Joel Waldfogel, author of the book Scrooged: Why You Shouldn’t Buy Presents for the Holidays, makes the interesting point that retail campaigns designed to encourage holiday spending lead to many inconsistencies in terms of matching products with users. People feel pressured into holiday spending an often blow money in the holiday spirit, not because they’ve successfully matched an appropriate gift for an appreciative recipient. Waldfogel goes on to analyze the amount of money spent on gifts and compare the utility of those gifts vs. things he may purchase for himself. On average, gifts get 20-30% less utility than items purchased by oneself. Why? Well, it’s fairly obvious. People giving gifts don’t know exactly what you want and they don’t know exactly what you have. They also can’t navigate around the particulars of a gift such as exact colors and sizes the way you could. Therefore, they make a worse purchase than you would have with the same number of dollars.
So what can we conclude from all of this? Not a whole lot. Gift giving is an important part of our culture and is likely to stay that way.
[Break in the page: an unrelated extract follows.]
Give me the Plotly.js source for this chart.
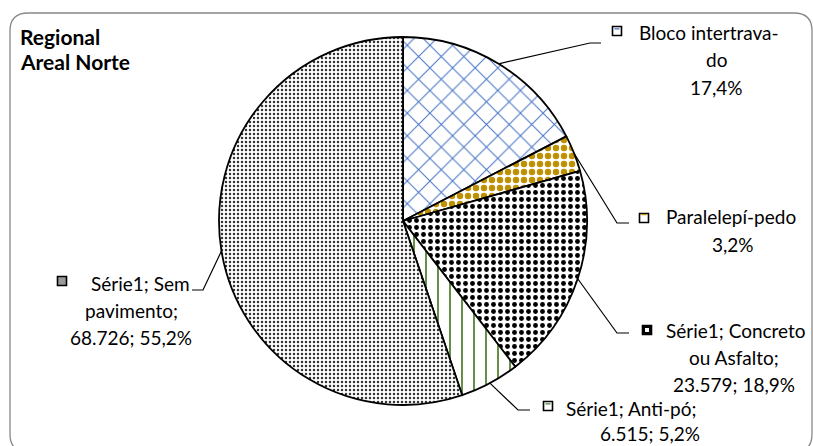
<!DOCTYPE html>
<html>
<head>
<meta charset="utf-8">
<script src="https://cdn.plot.ly/plotly-3.0.1.min.js"></script>
<style>html,body{margin:0;padding:0;background:#fff;}#chart{width:813px;height:446px;}</style>
</head>
<body>
<div id="chart"></div>
<script>
// ---- data ----
var categories = ["Bloco intertravado", "Paralelepípedo", "Concreto ou Asfalto", "Anti-pó", "Sem pavimento"];
var values = [21.65, 4.0, 23.579, 6.515, 68.726];
var labelLines = [
  ["Bloco intertrava-", "do", "17,4%"],
  ["Paralelepí-pedo", "3,2%"],
  ["Série1; Concreto", "ou Asfalto;", "23.579; 18,9%"],
  ["Série1; Anti-pó;", "6.515; 5,2%"],
  ["Série1; Sem", "pavimento;", "68.726; 55,2%"]
];
var chartTitle = ["Regional", "Areal Norte"];

// ---- styles ----
var W = 813, H = 446;
var cx = 403, cy = 221, R = 184;
var fg = ["#4472C4", "#BF9000", "#000000", "#548235", "#333333"];
var shapesP = ["x", ".", ".", "|", "."];
var sizesP = [16, 8, 7, 12, 4];
var solP = [0.12, 0.5, 0.38, 0.15, 0.3];
// label placement (px): text centre x, first line y, first-line start x, key, leader elbow, line spacing
var lab = [
  {tx: 716, ty: 33, sx: 637, kx: 617, ky: 31, ex: 590, ey: 43, hx: 601, ls: 27},
  {tx: 733, ty: 217, sx: 664, kx: 644, ky: 218, ex: 617, ey: 223, hx: 629, ls: 27},
  {tx: 734, ty: 330, sx: 664, kx: 647, ky: 330, ex: 617, ey: 333, hx: 629, ls: 27},
  {tx: 650, ty: 408, sx: 564, kx: 548, ky: 406, ex: 518, ey: 410, hx: 530, ls: 25},
  {tx: 131, ty: 283, sx: 89, kx: 62, ky: 281, ex: 203, ey: 290, hx: 192, ls: 27}
];
var keyFill = ["#ffffff", "#ffffff", "#000000", "#ffffff", "#9a9a9a"];
var FONT = "Lato, 'Liberation Sans', sans-serif";
var FS = 19;

function px(x){ return x / W; }
function py(y){ return 1 - y / H; }

var total = values.reduce(function(a,b){return a+b;}, 0);
var shapes = [];
var annotations = [];

// chart border (rounded)
var rr = 18, bx0 = 10, by0 = 13, bx1 = 812, by1 = 452;
shapes.push({type: "path", xref: "paper", yref: "paper", layer: "below",
  path: "M " + px(bx0) + "," + py(by0 + rr) +
        " Q " + px(bx0) + "," + py(by0) + " " + px(bx0 + rr) + "," + py(by0) +
        " L " + px(bx1 - rr) + "," + py(by0) +
        " Q " + px(bx1) + "," + py(by0) + " " + px(bx1) + "," + py(by0 + rr) +
        " L " + px(bx1) + "," + py(by1 - rr) +
        " Q " + px(bx1) + "," + py(by1) + " " + px(bx1 - rr) + "," + py(by1) +
        " L " + px(bx0 + rr) + "," + py(by1) +
        " Q " + px(bx0) + "," + py(by1) + " " + px(bx0) + "," + py(by1 - rr) + " Z",
  line: {color: "#888888", width: 1.3}, fillcolor: "rgba(0,0,0,0)"});

var cum = 0;
for (var i = 0; i < values.length; i++) {
  var mid = (cum + values[i] / 2) / total;
  cum += values[i];
  var ang = mid * 2 * Math.PI;
  var axp = cx + R * Math.sin(ang), ayp = cy - R * Math.cos(ang);
  var L = lab[i];
  // leader line
  shapes.push({type: "path", xref: "paper", yref: "paper",
    path: "M " + px(axp) + "," + py(ayp) + " L " + px(L.ex) + "," + py(L.ey) + " L " + px(L.hx) + "," + py(L.ey),
    line: {color: "#000000", width: 1.2}});
  // legend key
  shapes.push({type: "rect", xref: "paper", yref: "paper",
    x0: px(L.kx - 4.5), x1: px(L.kx + 4.5), y0: py(L.ky + 4.5), y1: py(L.ky - 4.5),
    line: {color: "#000000", width: 1.6}, fillcolor: keyFill[i]});
  if (i === 1 || i === 3 || i === 0) {
    shapes.push({type: "rect", xref: "paper", yref: "paper",
      x0: px(L.kx - 2.5), x1: px(L.kx + 2.5), y0: py(L.ky - (i===1?2.8:1.5)), y1: py(L.ky - (i===1?2.8:1.5) - 1.3),
      line: {width: 0}, fillcolor: fg[i]});
  }
  if (i === 2) {
    shapes.push({type: "rect", xref: "paper", yref: "paper",
      x0: px(L.kx - 2), x1: px(L.kx + 2), y0: py(L.ky + 2), y1: py(L.ky - 2),
      line: {width: 0}, fillcolor: "#ffffff"});
  }
  // label text lines
  for (var j = 0; j < labelLines[i].length; j++) {
    var isFirst = (j === 0);
    annotations.push({xref: "paper", yref: "paper",
      x: px(isFirst ? L.sx : L.tx), y: py(L.ty + j * L.ls),
      xanchor: isFirst ? "left" : "center", yanchor: "middle",
      text: labelLines[i][j], showarrow: false,
      font: {family: FONT, size: FS, color: "#000000"}});
  }
}

// title
for (var k = 0; k < chartTitle.length; k++) {
  annotations.push({xref: "paper", yref: "paper", x: px(18), y: py(36 + k * 25),
    xanchor: "left", yanchor: "middle", showarrow: false,
    text: "<b>" + chartTitle[k] + "</b>",
    font: {family: FONT, size: 21, color: "#000000"}});
}

var trace = {
  type: "pie",
  labels: categories,
  values: values,
  sort: false,
  direction: "clockwise",
  rotation: 0,
  textinfo: "none",
  hoverinfo: "label+value+percent",
  domain: {x: [px(cx - R), px(cx + R)], y: [py(cy + R), py(cy - R)]},
  marker: {
    colors: ["#ffffff", "#ffffff", "#ffffff", "#ffffff", "#ffffff"],
    line: {color: "#000000", width: 1.8},
    pattern: {shape: shapesP, fgcolor: fg, fgopacity: 1, bgcolor: ["#ffffff", "#ffffff", "#ffffff", "#ffffff", "#ffffff"],
              size: sizesP, solidity: solP, fillmode: "replace"}
  },
  showlegend: false
};

var layout = {
  width: W, height: H,
  margin: {l: 0, r: 0, t: 0, b: 0},
  paper_bgcolor: "#ffffff",
  showlegend: false,
  shapes: shapes,
  annotations: annotations
};

Plotly.newPlot("chart", [trace], layout, {displayModeBar: false, staticPlot: true});
</script>
</body>
</html>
What we can do is carefully consider the recipient and attempt to find something which they will appreciate that isn’t overly expensive. People who don’t earn a huge amount of money should focus more on the thoughtful aspect of gifting and try to spend only 1-2% of their after-tax income on gifts. The most important thing is to be honest with oneself and others about what is reasonable to spend and what you can afford to spend. Take someone out to dinner if you can’t afford to buy them a $100 gift. Buying a few good books or DVDs is often a less expensive way to provide someone else with many hours of enjoyment.
Happy holidays to my readers! See you in the New Year.
Premier Financial Advisors, Inc.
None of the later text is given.